In honor of the day of love, zoos across the country are putting a wild twist on the old chocolate-and-roses routine. Here’s a roundup of our favorites:
“Flowers wilt. Candlelight fades. Roaches are forever.” So promises the Bronx Zoo, where you can name one of its 58,000 Madagascar hissing cockroaches after your special someone — or ex–special someone.
It costs $10 to pick a roach’s moniker and send its namesake an e-card. And if you throw in an extra $15, the zoo will ship your sweetie a hand-painted, dark chocolate (edible) roach. Besides giving your date a novel gift, your donation benefits a good cause: the Wildlife Conservation Society and its five New York City parks.
For the slightly more squeamish, the Los Angeles Zoo is offering a Valentine’s Day adoption special that includes more than bugs. All species in the zoo’s collection — including miniature domestic horses, North American River Otters and East African Grey-Crowned Cranes — are up for “adoption.”
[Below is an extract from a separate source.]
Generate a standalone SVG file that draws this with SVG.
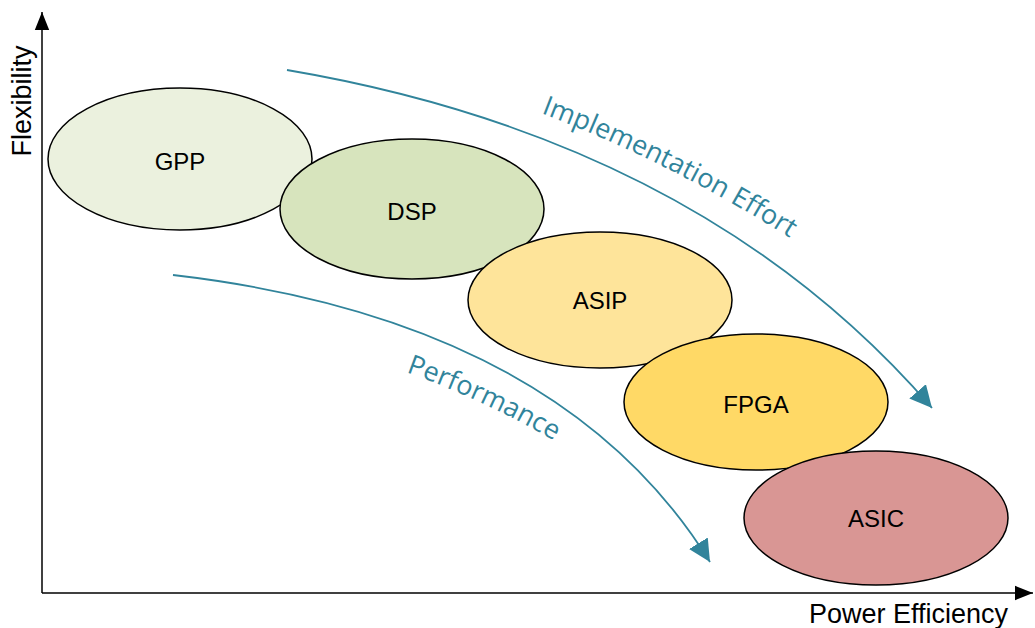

Donation prices range from $35 to $1,000, and everyone receives a personalized certificate and fact sheet about the animal. And, no, you don’t actually get to bring the adorable wallaby home with you.
It is Valentine’s Day, and some like it hot. Zoos across the country — from Los Angeles to Pittsburgh — plan to celebrate Cupid’s day with presentations about animal dating and mating. In Washington, D.C., The Smithsonian’s National Zoo will host “Woo at the Zoo,” which it bills as “an honest and humorous forum” about animal love and reproductive habits, complete with specialty drinks and the opportunity to decorate Naughty Bits Brownies.
For those not yet old enough to learn about reproduction, the Oregon Zoo in Portland is hosting its “I Love the Zoo” sleepover this weekend. Kids ages 7 to 13 can spend Saturday night at the zoo, taking guided behind-the-scenes tours and meeting the animals. Let’s hope those kids don’t keep the animals up all night — no one wants an angry crocodile!